Coffee is engrossing, and is of utter passion and interest to many people. What I feel separates coffee in respect to competition, and how we collate amongst each other about coffee, is that it's entirely subjective. While taste is foremost relevant, and the other somewhat distracting effects yielded along with coffee (like caffeine!), there must be some system in order to create comparison and measurement. To measure coffee solely by the experience through flavor and aroma is great and all, but it's just not enough. While measuring a brew's total dissolved solids has no assurance of taste or flavor, it does however provide consistency and a method of communication. Communication to understand and allow different outcomes and why they might take place, and also to reduce the guess work and be able to properly discuss and relay information with each other. Replacing something as intimate and personal as taste with numbers and measurement is not exactly what is happening, but instead is a method to refine and purify the ambiguity of why certain results are produced from specific variables and parameters. Although a cup of coffee’s tds turns out to be 1.32%, and is not a guarantee of a good cup - yet I might find out after brewing and testing multiple cups that I far more enjoy coffees brewed in the range of 1.30% rather then 1.40%, and this is useful information. 
Shows the brewing process cut into slices -
the times are displayed underneath. 
As humans, we seem to enjoy competing with one another. I can brew a cup and think mine tastes fantastic, and then Jose can brew another cup and think his tastes better. By creating standards we can actually compare each other's brew with more then just our subjective and opinion based taste buds. Whoever is actually better must be debatable, and is that really of importance anyhow? As arduous as it can be to admit, but there was definitely a time in my life where I did indeed dump an ounce of half & half into my coffee - my dark, over roasted, coffee. I thought I enjoyed it brewed dense and strong, and in fact I assuredly did enjoy it. I recall visiting the SWRBC when it came to Santa Cruz with Jose, and trying my first cup of what was considered properly treated and well extracted coffee. I thought it was drastically weak, and there was such an intensely present sour acidity. What I knew is that it tasted like nothing I had ever previously experienced, and although I didn't necessarily want to experience more - I did want to find out why this was the standard. It was quite distressing, trying to organize my conflicting thoughts of what the perfect cup of coffee was. Jose was actually the first person to present this to me, and it truly threw us for a loop. We couldn't determine what we enjoyed about coffee, nor what was evidently unpleasant. We tripped over this for months before we had realized that the fierce, bright acidity that was once virtually unbearable - was the thing we now craved and looked for in coffee. 

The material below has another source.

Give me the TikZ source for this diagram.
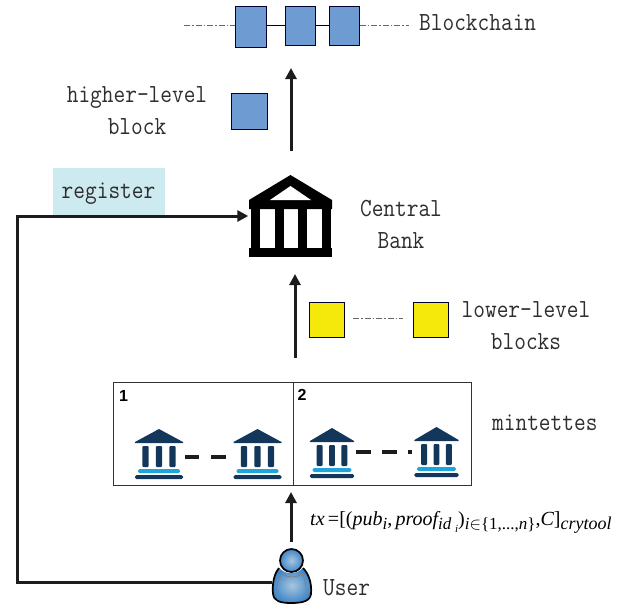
\documentclass[tikz,border=0pt]{standalone}
\usepackage{fontspec}
\usetikzlibrary{arrows.meta}
\setsansfont{Liberation Sans}
\setmonofont{Latin Modern Mono}[FakeStretch=0.87]
\newfontfamily\mathserif{Liberation Serif}
\definecolor{inkc}{HTML}{1C1C1C}
\definecolor{textc}{HTML}{2E2E2E}
\definecolor{blueblock}{HTML}{6F9BD3}
\definecolor{yellowblock}{HTML}{F5E90B}
\definecolor{regfill}{HTML}{CDEAF0}
\definecolor{navyb}{HTML}{12375A}
\definecolor{cyanb}{HTML}{1FA5DC}
\definecolor{userout}{HTML}{3F86C8}
\definecolor{userin}{HTML}{A9C6DE}
\newcommand{\lowtxt}[3]{\raisebox{#1pt}{\fontsize{#2}{#2}\selectfont #3}}
\tikzset{
  block/.style={draw=black!80!blue,line width=0.8pt,rectangle,inner sep=0pt,anchor=north west},
  blueb/.style={block,fill=blueblock},
  yellowb/.style={block,fill=yellowblock},
  lab/.style={font=\ttfamily\fontsize{26.1}{32}\selectfont,text=textc,align=center,inner sep=0pt},
  flow/.style={draw=inkc,line width=3pt,-{Triangle[length=11pt,width=11pt]}},
  dotted link/.style={draw=black!60,line width=0.6pt,dash pattern=on 6pt off 2pt on 1.5pt off 2pt},
  minibank/.pic={
    \fill[navyb] (0,0) -- (24,13) -- (24,14) -- (-24,14) -- (-24,13) -- cycle;
    \foreach \cx in {-13.5,0,13.5}
      \fill[navyb,rounded corners=1pt] (\cx-3.2,17) rectangle (\cx+3.2,38);
    \fill[cyanb,rounded corners=1.5pt] (-21,40) rectangle (21,44);
    \fill[navyb,rounded corners=1.5pt] (-24,46) rectangle (24,50);
  },
  gap dash/.style={draw=inkc,line width=4pt}
}
\begin{document}
\begin{tikzpicture}[x=1pt,y=-1pt]
\useasboundingbox (0,0) rectangle (629,605);
% blockchain
\node[blueb,minimum width=31pt,minimum height=41pt] (b1) at (235,6) {};
\node[blueb,minimum width=30pt,minimum height=39pt] (b2) at (285,6) {};
\node[blueb,minimum width=30pt,minimum height=39pt] (b3) at (329,6) {};
\coordinate (chainl) at (184,25);
\coordinate (chainr) at (409,25);
\draw[dotted link] (chainl) -- (b1.west |- chainl);
\draw[dotted link] (b3.east |- chainr) -- (chainr);
\draw[black,line width=0.9pt] (b1.east |- chainl) -- (b2.west |- chainl);
\draw[black,line width=0.9pt] (b2.east |- chainl) -- (b3.west |- chainl);
\node[lab,anchor=west] (chainlab) at (419,23) {Blockchain};
% higher level
\node[blueb,minimum width=36pt,minimum height=36pt] (hb) at (231,93) {};
\node[lab] (hl) at (137,111) {higher-level\\block};
\coordinate (up1a) at (291,151);
\coordinate (up1b) at (291,68);
\draw[flow] (up1a) -- (up1b);
% central bank
\node[inner sep=0pt,minimum width=84pt,minimum height=82pt] (cb) at (290.5,216) {};
\fill[black] (290.5,175) -- (332,200) -- (332,209) -- (249,209) -- (249,200) -- cycle;
\fill[white] (290.5,186) -- (311,200) -- (270,200) -- cycle;
\foreach \cl in {251,275,298,322}
  \fill[black] (\cl,209) rectangle (\cl+8.5,249);
\fill[black] (249,248) rectangle (332,257);
\node[lab] (cbl) at (401,224) {Central\\Bank};
% register
\node[fill=regfill,inner sep=0pt,minimum width=112pt,minimum height=49pt,anchor=north west] (reg) at (53,168) {};
\node[lab] (regt) at (108.5,193.5) {register};
% lower level
\node[yellowb,minimum width=35pt,minimum height=35pt] (y1) at (309,302) {};
\node[yellowb,minimum width=35pt,minimum height=35pt] (y2) at (413,302) {};
\coordinate (yl) at (353,318);
\coordinate (yr) at (403,318);
\draw[dotted link] (yl) -- (yr);
\node[lab] (ll) at (526,326) {lower-level\\blocks};
\coordinate (up2a) at (295,358);
\coordinate (up2b) at (295,274);
\draw[flow] (up2a) -- (up2b);
% mintettes
\node[draw=black!80,line width=1pt,inner sep=0pt,minimum width=358pt,minimum height=103pt,anchor=north west] (mint) at (113,382) {};
\draw[draw=black!80,line width=1pt] (293,382) -- (293,485);
\node[font=\sffamily\bfseries\fontsize{16}{16}\selectfont,inner sep=0pt] (n1) at (123.5,396) {1};
\node[font=\sffamily\bfseries\fontsize{16}{16}\selectfont,inner sep=0pt] (n2) at (302,395) {2};
\pic at (159,429) {minibank};
\pic at (257.5,429) {minibank};
\pic[xscale=0.92] at (332,428) {minibank};
\pic[xscale=0.92] at (436.5,427) {minibank};
\draw[gap dash] (185,457) -- (199,457);
\draw[gap dash] (211,457) -- (226,457);
\draw[gap dash] (356,452) -- (371,452);
\draw[gap dash] (382,452) -- (397,452);
\draw[gap dash] (408,452) -- (412,452);
\node[lab,anchor=west] (mlab) at (492,423) {mintettes};
% user
\shade[inner color=userin,outer color=userout] (279,568) .. controls (274,574) and (272,584) .. (273,594)
  .. controls (274,601) and (280,603) .. (291,603) .. controls (303,603) and (310,601) .. (311,594)
  .. controls (312,584) and (309,574) .. (303,568) .. controls (296,575) and (286,575) .. (279,568) -- cycle;
\draw[black,line width=1.7pt] (279,568) .. controls (274,574) and (272,584) .. (273,594)
  .. controls (274,601) and (280,603) .. (291,603) .. controls (303,603) and (310,601) .. (311,594)
  .. controls (312,584) and (309,574) .. (303,568);
\draw[black!50,line width=0.7pt] (278,600) .. controls (276,590) and (277,580) .. (282,574) .. controls (288,578) and (296,578) .. (302,574) .. controls (306,580) and (307,590) .. (305,600);
\shade[inner color=userin,outer color=userout,draw=black,line width=1.7pt] (291.5,560.5) circle (11.5);
\node[inner sep=0pt,minimum width=40pt,minimum height=38pt] (user) at (292,584) {};
\node[lab,anchor=west] (ulab) at (323,588) {User};
% arrows
\coordinate (up3a) at (291,542);
\coordinate (up3b) at (291,492);
\draw[flow] (up3a) -- (up3b);
\coordinate (regc1) at (17,582);
\coordinate (regc2) at (17,216);
\draw[draw=inkc,line width=3pt,-{Triangle[length=11pt,width=11pt]}]
  (user.west |- regc1) -- (regc1) -- (regc2) -- (cb.west |- regc2);
% formula
\node[anchor=west,inner sep=0pt,font=\mathserif\fontsize{20}{22}\selectfont,text=black] (fm) at (310,522)
 {\itshape tx\,\upshape =[(\itshape pub\lowtxt{-4}{17}{i}\upshape ,\,\itshape proof\lowtxt{-4}{17}{id\lowtxt{-3}{11}{\,\,i}}\upshape )\lowtxt{-4}{17}{\itshape i\upshape $\in$\{1,...,\itshape n\upshape \}}\upshape ,\itshape C\upshape ]\lowtxt{-4}{18}{\itshape crytool}};
\end{tikzpicture}
\end{document}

The bewildering part is whether this happened because coffee is truly better this way (and if that is even a fair notion to present as true), or because we changed our expectations of coffee, because of what other people considered superior, or some other possible third thing. I do know that I enjoy coffee brewed and roasted similar to SCAA standards, but what is difficult is the reason why I do. I feel a vast amount of the people that enjoy coffee prefer consistency and assurance in what they already know. It's as if there is a fear of purity, and that uniting a well known quality like sugar is an easy solution to disclose the unsettling thought of an uncharted, and unexplored area. Why not take an adventure, who knows, you might end up in a place that is lovely and enchanted. The hindrance on the other hand is, well, you might not like it. You might not like the new single origin from Kenya, but that shouldnt mean to turn your back away from anything else new. 
Despite a possible side track - I think the measurement of coffee and espresso is of utmost value and utility. Although I'm not always 100% sure whether my coffee is over extracted, under extracted, or both over and under, but I can assuredly find out, and hint towards the causes and reasons why.